Algorithms ensuring the real conditions of multiplicity in the microbiological synthesis processes at the given dilution rate

The algorithms are developed and the results of calculating the steady state parameters for real conditions of multiplicity, taking into account the technological limitations and requirements, are presented. The algorithms include the assessment of necessary conditions of occurrence of multiplicity and the assessment of the parameters of the steady states in the context of multiple for the given dilution rate.

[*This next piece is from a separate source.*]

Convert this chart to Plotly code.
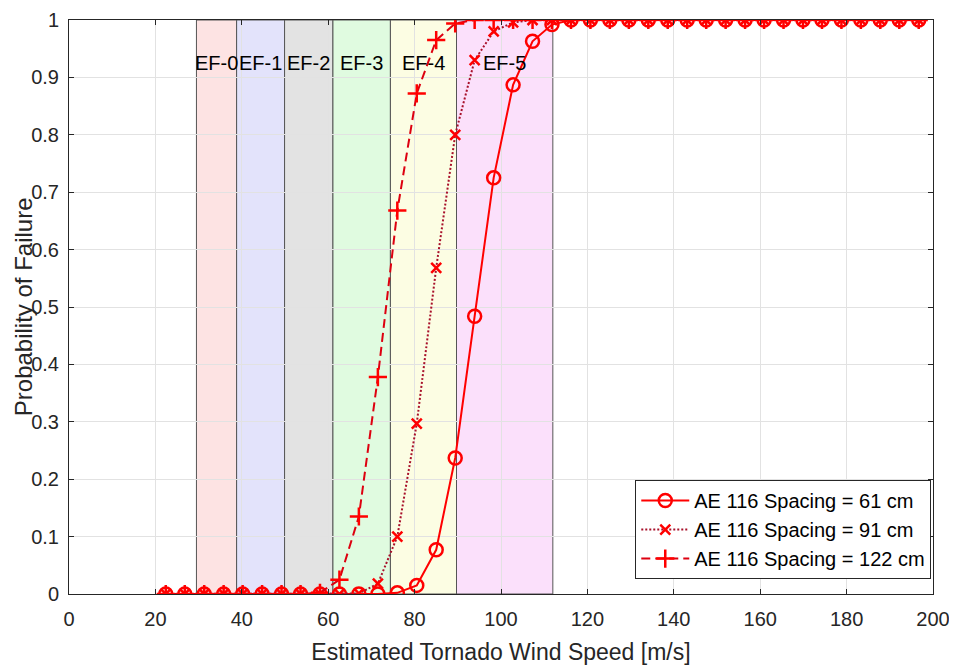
import plotly.graph_objects as go

# wind speed samples [m/s]
speed = [22.4, 26.8, 31.3, 35.8, 40.2, 44.7, 49.2, 53.6, 58.1, 62.6,
         67.1, 71.5, 76.0, 80.5, 85.0, 89.4, 93.9, 98.3, 102.8, 107.3,
         111.8, 116.2, 120.7, 125.2, 129.6, 134.1, 138.6, 143.1, 147.5, 152.0,
         156.5, 160.9, 165.4, 169.9, 174.3, 178.8, 183.3, 187.8, 192.2, 196.7]

pf_61 = [0] * 12 + [0.002, 0.015, 0.077, 0.237, 0.484, 0.725, 0.887, 0.963, 0.992] + [1] * 19
pf_91 = [0] * 10 + [0.001, 0.018, 0.10, 0.297, 0.568, 0.80, 0.93, 0.98, 0.996] + [1] * 21
pf_122 = [0] * 8 + [0.002, 0.025, 0.135, 0.378, 0.668, 0.872, 0.965, 0.994] + [1] * 24

ef_names = ["EF-0", "EF-1", "EF-2", "EF-3", "EF-4", "EF-5"]
ef_edges = [29.5, 38.8, 49.9, 61.1, 74.4, 89.7, 112.0]
ef_colors = ["#fde3e3", "#e3e3fb", "#e3e3e3", "#e0fbe0", "#fcfde3", "#fbe0fb"]

fig = go.Figure()

for i, name in enumerate(ef_names):
    fig.add_shape(type="rect", xref="x", yref="y",
                  x0=ef_edges[i], x1=ef_edges[i + 1], y0=0, y1=1,
                  fillcolor=ef_colors[i], line=dict(color="#555555", width=1),
                  layer="below")
    fig.add_annotation(x=(ef_edges[i] + ef_edges[i + 1]) / 2, y=0.925,
                       text=name, showarrow=False,
                       font=dict(size=20, color="#000000"))

fig.add_trace(go.Scatter(
    x=speed, y=pf_61, name="AE 116 Spacing = 61 cm", mode="lines+markers",
    line=dict(color="#ff0000", width=2),
    marker=dict(symbol="circle-open", size=13, color="#ff0000", line=dict(width=2.5))))
fig.add_trace(go.Scatter(
    x=speed, y=pf_91, name="AE 116 Spacing = 91 cm", mode="lines+markers",
    line=dict(color="#a8102a", width=2, dash="2px,2px"),
    marker=dict(symbol="x-thin-open", size=10, color="#ff0000", line=dict(width=2.5))))
fig.add_trace(go.Scatter(
    x=speed, y=pf_122, name="AE 116 Spacing = 122 cm", mode="lines+markers",
    line=dict(color="#dd0010", width=2, dash="9px,5px"),
    marker=dict(symbol="cross-thin-open", size=13, color="#ff0000", line=dict(width=2.5))))

axis_style = dict(showline=True, linecolor="#262626", linewidth=1, mirror="ticks",
                  ticks="inside", ticklen=5, tickcolor="#262626",
                  showgrid=True, gridcolor="#e2e2e2", gridwidth=1, zeroline=False,
                  automargin=False, tickfont=dict(size=20, color="#262626"))

fig.update_xaxes(range=[0, 200], dtick=20, ticklabelstandoff=7, **axis_style,
                 title=dict(text="Estimated Tornado Wind Speed [m/s]",
                            font=dict(size=23, color="#262626"), standoff=14))
fig.update_yaxes(range=[0, 1], dtick=0.1, tickformat="~g", ticklabelstandoff=5, **axis_style)

# y title as a rotated annotation so it can sit close to the page edge
fig.add_annotation(xref="paper", yref="paper", x=-0.053, y=0.5,
                   text="Probability of Failure", textangle=-90, showarrow=False,
                   xanchor="center", yanchor="middle",
                   font=dict(size=24, color="#262626"))

# page body adds an 8px offset, so the figure is 8px smaller
fig.update_layout(
    width=949, height=660,
    margin=dict(l=61, r=24, t=12, b=74),
    plot_bgcolor="white", paper_bgcolor="white",
    font=dict(family="Liberation Sans, Arial, sans-serif"),
    showlegend=True,
    legend=dict(x=0.998, y=0.026, xanchor="right", yanchor="bottom",
                bgcolor="white", bordercolor="#262626", borderwidth=1,
                font=dict(size=20, color="#000000"), tracegroupgap=0,
                itemwidth=48),
)

fig.write_html("out.html")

Two algorithms focused on two types of technological formulation of the problem are considered. According to the first case the value of productivity on the target component $\mathcal{Q}_p$ is known. The value of productivity is defined from the condition $\mathcal{Q}_p < \max\mathcal{Q}_p$, where $\max\mathcal{Q}_p$ — previously computed value of productivity in optimal conditions. Thus, the first algorithm includes the part of the calculation of the maximum values of productivity. According to the second case the parameters of the first stationary state are known to compute the parameters of the second stationary state for the same values of productivity. Thus, it is necessary to calculate the coordinate of the optimal state $S_f^{\mathrm{opt}}$. The numerical results of the algorithms have been obtained. For the first algorithm for the dilution rate $D = 0.15$ h$^{-1} : \max\mathcal{Q}_p = 4,061$ g/(l$\cdot$h); $\mathcal{Q}_p = 3.5$ g/(l$\cdot$h); the first stationary state: $S_f^1 = 30.116$ g/l; $S^1 = 13.606$ g/l; $X^1 = 6,604$ g/l; $P^1 = 23.333$ g/l; the second stationary state: $S_f^2 = 18,450$ g/l; $S^2 = 1.940$ g/l; $X^2 = 6,604$ g/l; $P ^2 = 23.333$ g/l. It is noted that the stationary state differ by only two parameters, namely $S_f$ and $S$. A similar calculation is performed for $D = 0.26$ h$^{-1}$. According to the second algorithm the calculation is executed for $D = 0,15$ h$^{-1}$: the limit value $S_f = 47,848$ g/l; $S_f^{\mathrm{opt}}= 24.296$ g/l; the first stationary state obtained for $S_f^1 = 32,99$ g/l: $S^1 = 18,839$ g/l; $X^1 = 5,66$ g/l; $P^1 = 20,0$ g/l; $\mathcal{Q}_p = 3.0$ g/(l$\cdot$h); the second stationary state obtained for $S_f^2 = 15.55$ g/l: $S^2 = 1,401$ g/l; $X^2 = 5,66$ g/l; $P^2 = 20,0$ g/l; $\mathcal{Q}_p = 3.0$ g/(l$\cdot$h). Similar calculation is made for the case where the first stationary state determined by the value of $S_f^1 = 20.0$ g/l.